The third dimension is the distance from front to back and defines both the side surfaces, and top and bottom.  This dimension varies in terms of distance from self. How close is the care giver to the care receiver's home and heart. The recognition of mother, father, family kin, kith, clan and stranger is an ancient concept.  Intimacy between the care giver and care receiver is measured along this dimention.  Is the caregiver a stranger ? He might picks up the glasses of an older person who dropped them? Or is it a mother who is breast feeding ; daughter who is bathing an ailing parent, or a nurse who is caring for a patient? 

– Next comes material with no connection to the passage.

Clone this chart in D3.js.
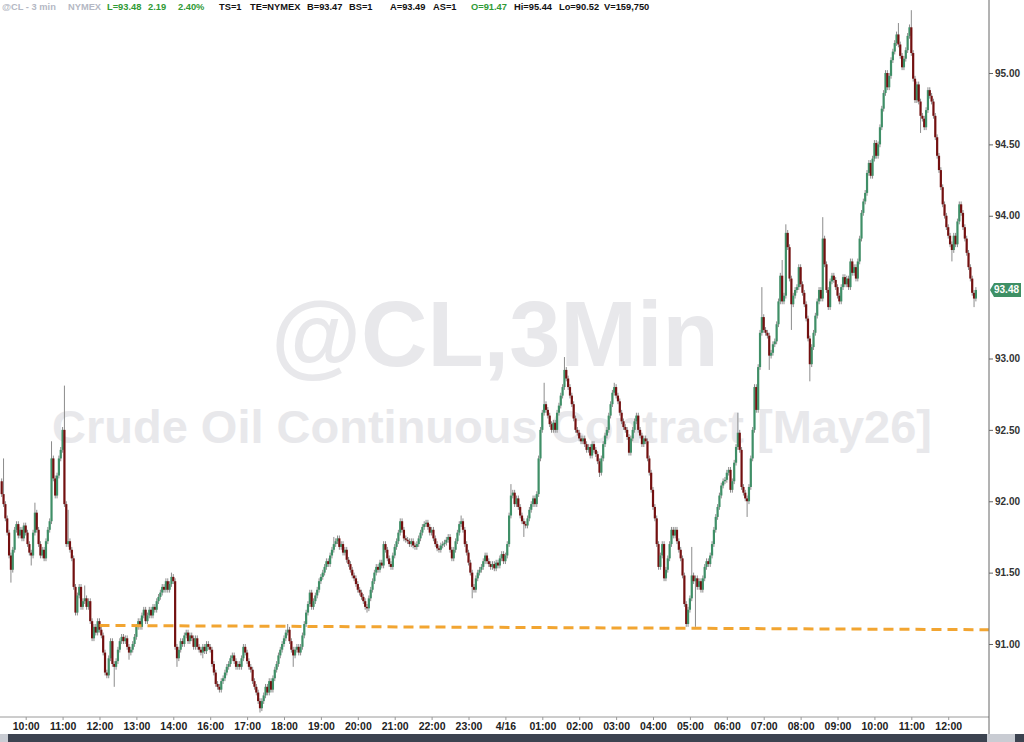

These three dimensions were created by a statistical method called multidimensional scaling.  Three dimensions were produced when we poured our data into a computer program that took all of the individual's questionaire responses and created a map of the universe of care, and we could make some predictions about how different people think about care and the values they place on it.  By using a computer program we are able to determine relationships among the responders to our questionaire and by thinking about how these responses differed from one another we were able to hypothosize that these are the three dimensions  that describe the shape the universe of care in the minds of Americans.  

Not only did multidimensional scaling give us the three dimensional map it plotted responses within the space. Thus, we could identify different kinds of care.  Some of these kinds of care have names: Pregnancy, Homemaking, Child care, Nursing care, Mothering, helping, kindness, compassion.  Others do not have names. They are so ubiquitous that they have never been named.  

This has been an exciting time for me. While this research was completed in 1991, I only recently understood how to explain it to you, the reader, who is unaccustomed to these methods of study,  in ways that are interesting, accurate, and understandable. So for the next few months I'll be posting the lessons learned from my research about care.